-- START OF Data records --

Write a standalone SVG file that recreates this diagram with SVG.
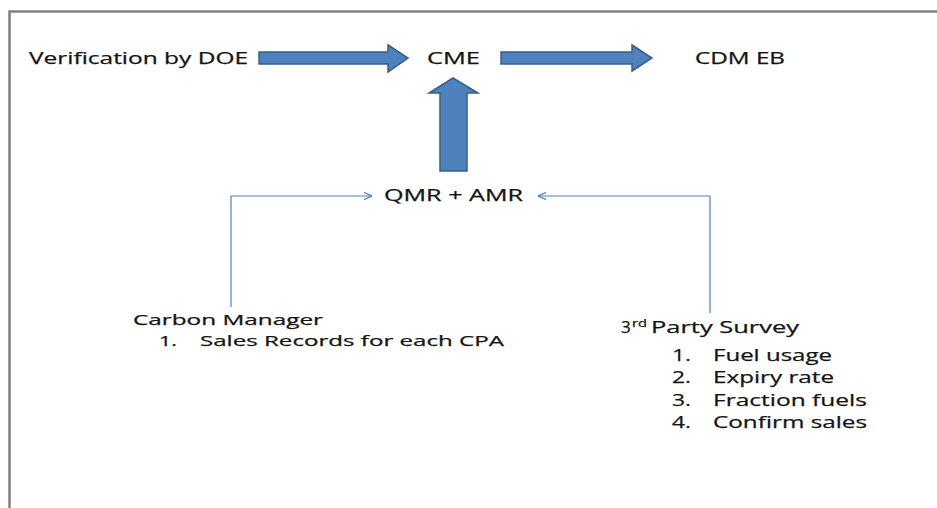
<svg xmlns="http://www.w3.org/2000/svg" width="937" height="508" viewBox="0 0 937 508">
<style>
.t{font-family:"Open Sans","Liberation Sans",sans-serif;font-size:17px;fill:#141414;stroke:#141414;stroke-width:0.25}
.s{font-size:15px}
.sup{font-size:11px}
.big{fill:#4F81BD;stroke:#385D8A;stroke-width:1.5}
.thin{fill:none;stroke:#4F81BD;stroke-width:1.2}
</style>
<defs>
<marker id="open" viewBox="0 0 10 10" refX="10" refY="5" markerWidth="9" markerHeight="9" markerUnits="userSpaceOnUse" orient="auto">
<path d="M1,1 L10,5 L1,9" fill="none" stroke="#4F81BD" stroke-width="1.3"/>
</marker>
</defs>
<rect x="0" y="0" width="937" height="508" fill="#fff"/>
<rect id="frame" x="9.5" y="11.5" width="940" height="510" fill="none" stroke="#808080" stroke-width="2.5"/>

<g id="connectors">
<path class="big" d="M259,52 H388 V45 L408,58 L388,72 V64 H259 Z"/>
<path class="big" d="M501,52 H632 V45 L652,58 L632,71 V64 H501 Z"/>
<path class="big" d="M440,171 V93 H429 L453,78 L478,93 H467 V171 Z"/>
<path class="thin" d="M231,307 V196 H372" marker-end="url(#open)"/>
<path class="thin" d="M710,313 V196 H538" marker-end="url(#open)"/>
</g>

<g id="doe"><text class="t" x="29" y="64" textLength="219" lengthAdjust="spacingAndGlyphs">Verification by DOE</text></g>
<g id="cme"><text class="t" x="427" y="64" textLength="53" lengthAdjust="spacingAndGlyphs">CME</text></g>
<g id="cdmeb"><text class="t" x="695" y="64" textLength="90" lengthAdjust="spacingAndGlyphs">CDM EB</text></g>
<g id="qmr"><text class="t" x="384" y="201" textLength="139" lengthAdjust="spacingAndGlyphs">QMR + AMR</text></g>

<g id="carbon-manager">
<text class="t s" x="133" y="325" textLength="190" lengthAdjust="spacingAndGlyphs">Carbon Manager</text>
<text class="t s" x="159" y="346" textLength="18" lengthAdjust="spacingAndGlyphs">1.</text>
<text class="t s" x="200" y="346" textLength="304" lengthAdjust="spacingAndGlyphs">Sales Records for each CPA</text>
</g>

<g id="survey">
<text class="t" x="621" y="333">3</text>
<text class="t sup" x="632" y="327" textLength="15" lengthAdjust="spacingAndGlyphs">rd</text>
<text class="t" x="651" y="333" textLength="148" lengthAdjust="spacingAndGlyphs">Party Survey</text>
<text class="t" x="672" y="361" textLength="19" lengthAdjust="spacingAndGlyphs">1.</text>
<text class="t" x="713" y="361" textLength="119" lengthAdjust="spacingAndGlyphs">Fuel usage</text>
<text class="t" x="672" y="383" textLength="19" lengthAdjust="spacingAndGlyphs">2.</text>
<text class="t" x="713" y="383" textLength="121" lengthAdjust="spacingAndGlyphs">Expiry rate</text>
<text class="t" x="672" y="406" textLength="19" lengthAdjust="spacingAndGlyphs">3.</text>
<text class="t" x="713" y="406" textLength="154" lengthAdjust="spacingAndGlyphs">Fraction fuels</text>
<text class="t" x="672" y="428" textLength="19" lengthAdjust="spacingAndGlyphs">4.</text>
<text class="t" x="713" y="428" textLength="154" lengthAdjust="spacingAndGlyphs">Confirm sales</text>
</g>
</svg>
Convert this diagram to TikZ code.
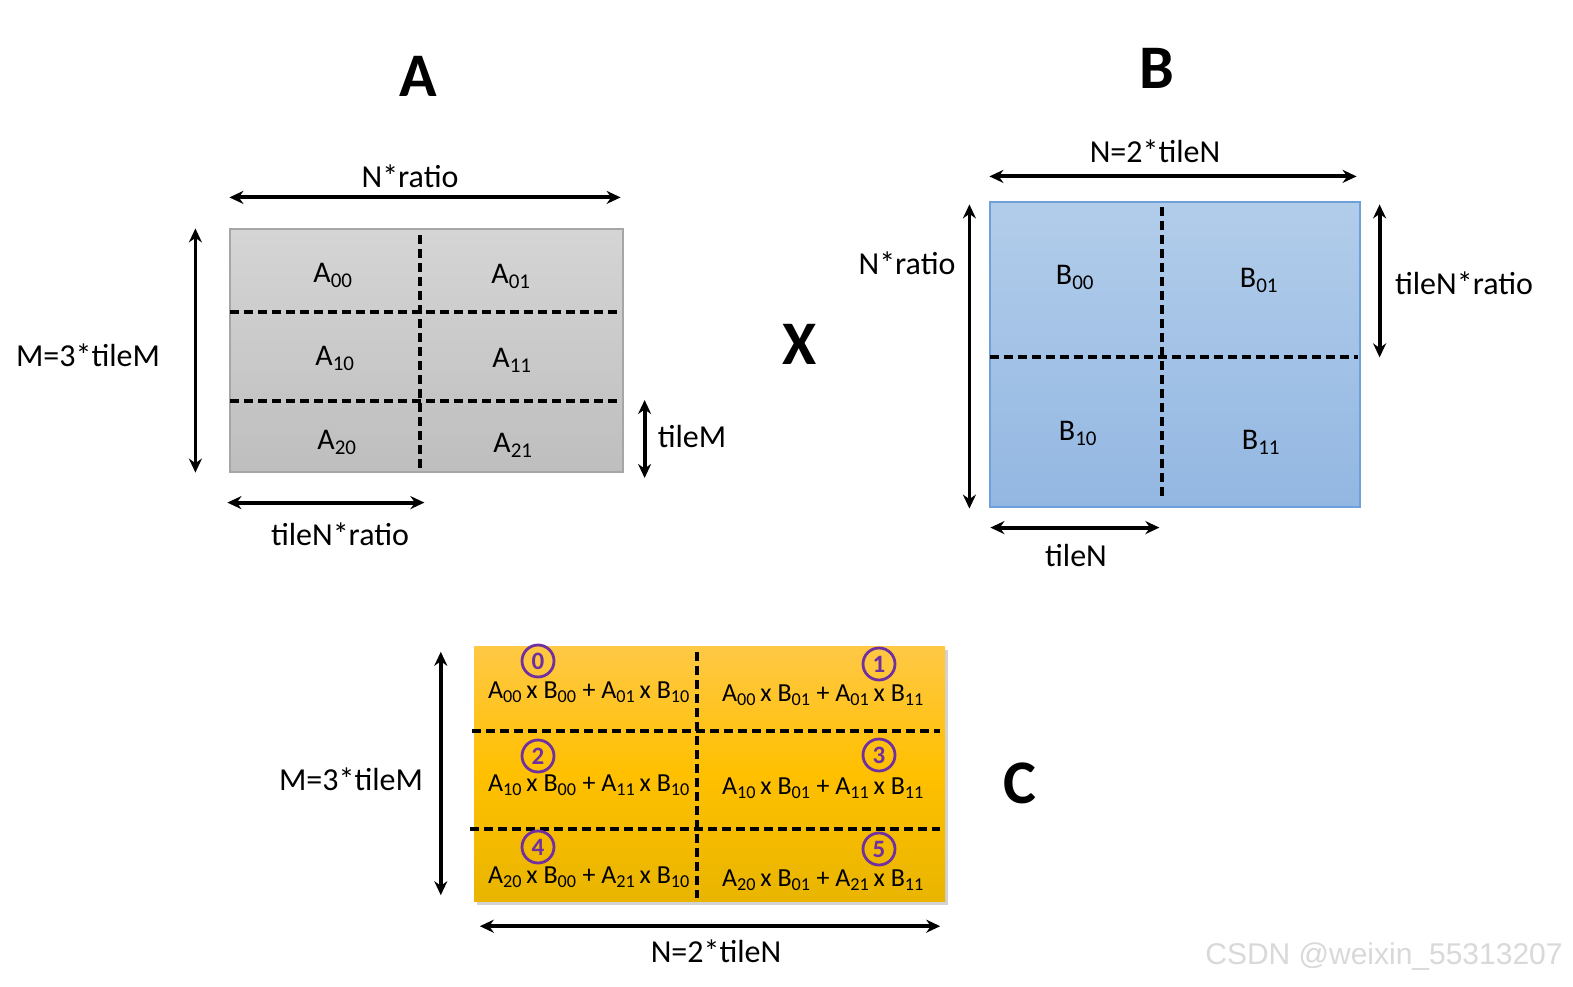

-- END OF Data records --

Task to complete:
Give the material again exactly as it is, but keep the pictures out.

Full answer:
Write a standalone SVG file that recreates this diagram with SVG.
<svg xmlns="http://www.w3.org/2000/svg" width="937" height="508" viewBox="0 0 937 508">
<style>
.t{font-family:"Open Sans","Liberation Sans",sans-serif;font-size:17px;fill:#141414;stroke:#141414;stroke-width:0.25}
.s{font-size:15px}
.sup{font-size:11px}
.big{fill:#4F81BD;stroke:#385D8A;stroke-width:1.5}
.thin{fill:none;stroke:#4F81BD;stroke-width:1.2}
</style>
<defs>
<marker id="open" viewBox="0 0 10 10" refX="10" refY="5" markerWidth="9" markerHeight="9" markerUnits="userSpaceOnUse" orient="auto">
<path d="M1,1 L10,5 L1,9" fill="none" stroke="#4F81BD" stroke-width="1.3"/>
</marker>
</defs>
<rect x="0" y="0" width="937" height="508" fill="#fff"/>
<rect id="frame" x="9.5" y="11.5" width="940" height="510" fill="none" stroke="#808080" stroke-width="2.5"/>

<g id="connectors">
<path class="big" d="M259,52 H388 V45 L408,58 L388,72 V64 H259 Z"/>
<path class="big" d="M501,52 H632 V45 L652,58 L632,71 V64 H501 Z"/>
<path class="big" d="M440,171 V93 H429 L453,78 L478,93 H467 V171 Z"/>
<path class="thin" d="M231,307 V196 H372" marker-end="url(#open)"/>
<path class="thin" d="M710,313 V196 H538" marker-end="url(#open)"/>
</g>

<g id="doe"><text class="t" x="29" y="64" textLength="219" lengthAdjust="spacingAndGlyphs">Verification by DOE</text></g>
<g id="cme"><text class="t" x="427" y="64" textLength="53" lengthAdjust="spacingAndGlyphs">CME</text></g>
<g id="cdmeb"><text class="t" x="695" y="64" textLength="90" lengthAdjust="spacingAndGlyphs">CDM EB</text></g>
<g id="qmr"><text class="t" x="384" y="201" textLength="139" lengthAdjust="spacingAndGlyphs">QMR + AMR</text></g>

<g id="carbon-manager">
<text class="t s" x="133" y="325" textLength="190" lengthAdjust="spacingAndGlyphs">Carbon Manager</text>
<text class="t s" x="159" y="346" textLength="18" lengthAdjust="spacingAndGlyphs">1.</text>
<text class="t s" x="200" y="346" textLength="304" lengthAdjust="spacingAndGlyphs">Sales Records for each CPA</text>
</g>

<g id="survey">
<text class="t" x="621" y="333">3</text>
<text class="t sup" x="632" y="327" textLength="15" lengthAdjust="spacingAndGlyphs">rd</text>
<text class="t" x="651" y="333" textLength="148" lengthAdjust="spacingAndGlyphs">Party Survey</text>
<text class="t" x="672" y="361" textLength="19" lengthAdjust="spacingAndGlyphs">1.</text>
<text class="t" x="713" y="361" textLength="119" lengthAdjust="spacingAndGlyphs">Fuel usage</text>
<text class="t" x="672" y="383" textLength="19" lengthAdjust="spacingAndGlyphs">2.</text>
<text class="t" x="713" y="383" textLength="121" lengthAdjust="spacingAndGlyphs">Expiry rate</text>
<text class="t" x="672" y="406" textLength="19" lengthAdjust="spacingAndGlyphs">3.</text>
<text class="t" x="713" y="406" textLength="154" lengthAdjust="spacingAndGlyphs">Fraction fuels</text>
<text class="t" x="672" y="428" textLength="19" lengthAdjust="spacingAndGlyphs">4.</text>
<text class="t" x="713" y="428" textLength="154" lengthAdjust="spacingAndGlyphs">Confirm sales</text>
</g>
</svg>
Convert this diagram to TikZ code.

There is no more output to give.